** Start Collected data **

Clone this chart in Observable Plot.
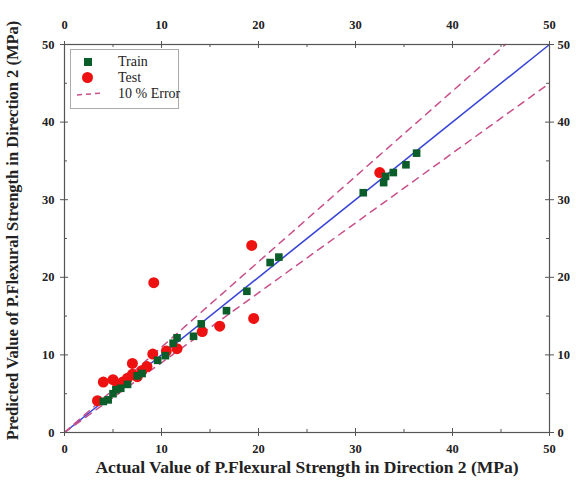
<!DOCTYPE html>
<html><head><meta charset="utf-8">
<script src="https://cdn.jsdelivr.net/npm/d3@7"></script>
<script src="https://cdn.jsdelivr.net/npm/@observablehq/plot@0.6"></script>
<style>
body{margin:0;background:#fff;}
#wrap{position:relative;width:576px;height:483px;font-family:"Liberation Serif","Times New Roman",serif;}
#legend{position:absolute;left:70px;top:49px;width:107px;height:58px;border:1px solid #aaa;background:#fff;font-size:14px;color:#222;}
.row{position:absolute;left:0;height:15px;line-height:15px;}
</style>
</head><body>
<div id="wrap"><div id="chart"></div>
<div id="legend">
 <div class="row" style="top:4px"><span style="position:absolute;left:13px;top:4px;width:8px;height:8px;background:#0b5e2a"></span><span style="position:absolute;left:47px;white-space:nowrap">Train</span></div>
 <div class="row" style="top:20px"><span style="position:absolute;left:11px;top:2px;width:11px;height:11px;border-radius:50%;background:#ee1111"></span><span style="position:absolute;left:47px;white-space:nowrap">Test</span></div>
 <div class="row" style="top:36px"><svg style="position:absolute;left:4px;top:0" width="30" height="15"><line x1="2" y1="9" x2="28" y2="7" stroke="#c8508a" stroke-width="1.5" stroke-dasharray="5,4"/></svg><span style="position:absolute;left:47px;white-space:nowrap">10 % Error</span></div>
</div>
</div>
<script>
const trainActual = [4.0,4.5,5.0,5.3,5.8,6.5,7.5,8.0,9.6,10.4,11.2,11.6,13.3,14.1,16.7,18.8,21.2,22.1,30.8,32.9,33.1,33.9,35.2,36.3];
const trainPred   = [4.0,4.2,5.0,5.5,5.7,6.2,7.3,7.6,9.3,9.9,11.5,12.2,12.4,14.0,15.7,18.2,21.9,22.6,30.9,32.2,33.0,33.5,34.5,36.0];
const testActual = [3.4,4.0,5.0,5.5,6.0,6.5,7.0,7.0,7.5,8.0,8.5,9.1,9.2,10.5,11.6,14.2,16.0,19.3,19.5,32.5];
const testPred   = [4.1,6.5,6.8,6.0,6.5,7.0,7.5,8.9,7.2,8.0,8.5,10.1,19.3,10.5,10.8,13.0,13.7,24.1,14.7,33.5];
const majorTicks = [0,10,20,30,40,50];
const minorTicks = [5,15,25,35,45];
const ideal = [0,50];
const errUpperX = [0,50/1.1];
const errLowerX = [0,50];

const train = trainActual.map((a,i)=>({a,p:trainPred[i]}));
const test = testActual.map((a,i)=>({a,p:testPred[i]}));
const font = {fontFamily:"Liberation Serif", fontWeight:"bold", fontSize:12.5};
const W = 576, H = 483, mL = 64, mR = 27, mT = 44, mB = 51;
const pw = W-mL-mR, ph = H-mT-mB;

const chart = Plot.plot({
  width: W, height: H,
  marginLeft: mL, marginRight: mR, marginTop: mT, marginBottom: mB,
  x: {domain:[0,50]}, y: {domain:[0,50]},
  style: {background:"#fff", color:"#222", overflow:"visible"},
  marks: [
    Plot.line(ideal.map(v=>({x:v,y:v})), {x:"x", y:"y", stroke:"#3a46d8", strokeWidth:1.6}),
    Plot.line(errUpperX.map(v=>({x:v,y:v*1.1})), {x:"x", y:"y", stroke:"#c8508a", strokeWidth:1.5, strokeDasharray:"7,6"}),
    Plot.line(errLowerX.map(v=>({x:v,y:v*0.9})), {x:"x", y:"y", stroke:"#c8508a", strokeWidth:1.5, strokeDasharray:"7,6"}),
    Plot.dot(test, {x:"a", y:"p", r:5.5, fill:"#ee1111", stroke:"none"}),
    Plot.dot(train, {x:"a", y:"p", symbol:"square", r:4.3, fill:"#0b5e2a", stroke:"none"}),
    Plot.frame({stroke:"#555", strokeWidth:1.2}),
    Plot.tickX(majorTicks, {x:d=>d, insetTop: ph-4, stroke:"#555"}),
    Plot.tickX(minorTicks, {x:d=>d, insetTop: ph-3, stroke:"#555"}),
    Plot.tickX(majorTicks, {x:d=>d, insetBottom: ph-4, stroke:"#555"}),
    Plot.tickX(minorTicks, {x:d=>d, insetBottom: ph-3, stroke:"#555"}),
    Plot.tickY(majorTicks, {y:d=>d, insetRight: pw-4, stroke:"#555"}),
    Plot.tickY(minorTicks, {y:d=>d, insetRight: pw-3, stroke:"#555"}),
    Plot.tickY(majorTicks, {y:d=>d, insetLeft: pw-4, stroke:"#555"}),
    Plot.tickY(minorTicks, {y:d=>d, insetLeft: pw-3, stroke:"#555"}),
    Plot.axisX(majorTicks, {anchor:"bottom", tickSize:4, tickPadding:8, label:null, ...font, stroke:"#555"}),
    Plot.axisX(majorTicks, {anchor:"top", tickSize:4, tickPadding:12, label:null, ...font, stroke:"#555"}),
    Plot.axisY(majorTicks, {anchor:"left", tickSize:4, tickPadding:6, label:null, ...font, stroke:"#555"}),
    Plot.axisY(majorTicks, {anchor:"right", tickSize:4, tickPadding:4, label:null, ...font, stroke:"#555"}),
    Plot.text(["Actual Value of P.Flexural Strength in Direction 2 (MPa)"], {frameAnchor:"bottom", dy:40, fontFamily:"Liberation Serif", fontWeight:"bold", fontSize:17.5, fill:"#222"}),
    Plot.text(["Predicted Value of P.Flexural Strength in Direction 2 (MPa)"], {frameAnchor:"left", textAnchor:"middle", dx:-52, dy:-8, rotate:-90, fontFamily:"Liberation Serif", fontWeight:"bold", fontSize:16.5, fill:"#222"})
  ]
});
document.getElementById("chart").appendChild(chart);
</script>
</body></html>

** End Collected data **

#### Exercise prompt
Leave out the pictures and restate everything else word for word.

#### Solution to this problem
Clone this chart in Observable Plot.
<!DOCTYPE html>
<html><head><meta charset="utf-8">
<script src="https://cdn.jsdelivr.net/npm/d3@7"></script>
<script src="https://cdn.jsdelivr.net/npm/@observablehq/plot@0.6"></script>
<style>
body{margin:0;background:#fff;}
#wrap{position:relative;width:576px;height:483px;font-family:"Liberation Serif","Times New Roman",serif;}
#legend{position:absolute;left:70px;top:49px;width:107px;height:58px;border:1px solid #aaa;background:#fff;font-size:14px;color:#222;}
.row{position:absolute;left:0;height:15px;line-height:15px;}
</style>
</head><body>
<div id="wrap"><div id="chart"></div>
<div id="legend">
 <div class="row" style="top:4px"><span style="position:absolute;left:13px;top:4px;width:8px;height:8px;background:#0b5e2a"></span><span style="position:absolute;left:47px;white-space:nowrap">Train</span></div>
 <div class="row" style="top:20px"><span style="position:absolute;left:11px;top:2px;width:11px;height:11px;border-radius:50%;background:#ee1111"></span><span style="position:absolute;left:47px;white-space:nowrap">Test</span></div>
 <div class="row" style="top:36px"><svg style="position:absolute;left:4px;top:0" width="30" height="15"><line x1="2" y1="9" x2="28" y2="7" stroke="#c8508a" stroke-width="1.5" stroke-dasharray="5,4"/></svg><span style="position:absolute;left:47px;white-space:nowrap">10 % Error</span></div>
</div>
</div>
<script>
const trainActual = [4.0,4.5,5.0,5.3,5.8,6.5,7.5,8.0,9.6,10.4,11.2,11.6,13.3,14.1,16.7,18.8,21.2,22.1,30.8,32.9,33.1,33.9,35.2,36.3];
const trainPred   = [4.0,4.2,5.0,5.5,5.7,6.2,7.3,7.6,9.3,9.9,11.5,12.2,12.4,14.0,15.7,18.2,21.9,22.6,30.9,32.2,33.0,33.5,34.5,36.0];
const testActual = [3.4,4.0,5.0,5.5,6.0,6.5,7.0,7.0,7.5,8.0,8.5,9.1,9.2,10.5,11.6,14.2,16.0,19.3,19.5,32.5];
const testPred   = [4.1,6.5,6.8,6.0,6.5,7.0,7.5,8.9,7.2,8.0,8.5,10.1,19.3,10.5,10.8,13.0,13.7,24.1,14.7,33.5];
const majorTicks = [0,10,20,30,40,50];
const minorTicks = [5,15,25,35,45];
const ideal = [0,50];
const errUpperX = [0,50/1.1];
const errLowerX = [0,50];

const train = trainActual.map((a,i)=>({a,p:trainPred[i]}));
const test = testActual.map((a,i)=>({a,p:testPred[i]}));
const font = {fontFamily:"Liberation Serif", fontWeight:"bold", fontSize:12.5};
const W = 576, H = 483, mL = 64, mR = 27, mT = 44, mB = 51;
const pw = W-mL-mR, ph = H-mT-mB;

const chart = Plot.plot({
  width: W, height: H,
  marginLeft: mL, marginRight: mR, marginTop: mT, marginBottom: mB,
  x: {domain:[0,50]}, y: {domain:[0,50]},
  style: {background:"#fff", color:"#222", overflow:"visible"},
  marks: [
    Plot.line(ideal.map(v=>({x:v,y:v})), {x:"x", y:"y", stroke:"#3a46d8", strokeWidth:1.6}),
    Plot.line(errUpperX.map(v=>({x:v,y:v*1.1})), {x:"x", y:"y", stroke:"#c8508a", strokeWidth:1.5, strokeDasharray:"7,6"}),
    Plot.line(errLowerX.map(v=>({x:v,y:v*0.9})), {x:"x", y:"y", stroke:"#c8508a", strokeWidth:1.5, strokeDasharray:"7,6"}),
    Plot.dot(test, {x:"a", y:"p", r:5.5, fill:"#ee1111", stroke:"none"}),
    Plot.dot(train, {x:"a", y:"p", symbol:"square", r:4.3, fill:"#0b5e2a", stroke:"none"}),
    Plot.frame({stroke:"#555", strokeWidth:1.2}),
    Plot.tickX(majorTicks, {x:d=>d, insetTop: ph-4, stroke:"#555"}),
    Plot.tickX(minorTicks, {x:d=>d, insetTop: ph-3, stroke:"#555"}),
    Plot.tickX(majorTicks, {x:d=>d, insetBottom: ph-4, stroke:"#555"}),
    Plot.tickX(minorTicks, {x:d=>d, insetBottom: ph-3, stroke:"#555"}),
    Plot.tickY(majorTicks, {y:d=>d, insetRight: pw-4, stroke:"#555"}),
    Plot.tickY(minorTicks, {y:d=>d, insetRight: pw-3, stroke:"#555"}),
    Plot.tickY(majorTicks, {y:d=>d, insetLeft: pw-4, stroke:"#555"}),
    Plot.tickY(minorTicks, {y:d=>d, insetLeft: pw-3, stroke:"#555"}),
    Plot.axisX(majorTicks, {anchor:"bottom", tickSize:4, tickPadding:8, label:null, ...font, stroke:"#555"}),
    Plot.axisX(majorTicks, {anchor:"top", tickSize:4, tickPadding:12, label:null, ...font, stroke:"#555"}),
    Plot.axisY(majorTicks, {anchor:"left", tickSize:4, tickPadding:6, label:null, ...font, stroke:"#555"}),
    Plot.axisY(majorTicks, {anchor:"right", tickSize:4, tickPadding:4, label:null, ...font, stroke:"#555"}),
    Plot.text(["Actual Value of P.Flexural Strength in Direction 2 (MPa)"], {frameAnchor:"bottom", dy:40, fontFamily:"Liberation Serif", fontWeight:"bold", fontSize:17.5, fill:"#222"}),
    Plot.text(["Predicted Value of P.Flexural Strength in Direction 2 (MPa)"], {frameAnchor:"left", textAnchor:"middle", dx:-52, dy:-8, rotate:-90, fontFamily:"Liberation Serif", fontWeight:"bold", fontSize:16.5, fill:"#222"})
  ]
});
document.getElementById("chart").appendChild(chart);
</script>
</body></html>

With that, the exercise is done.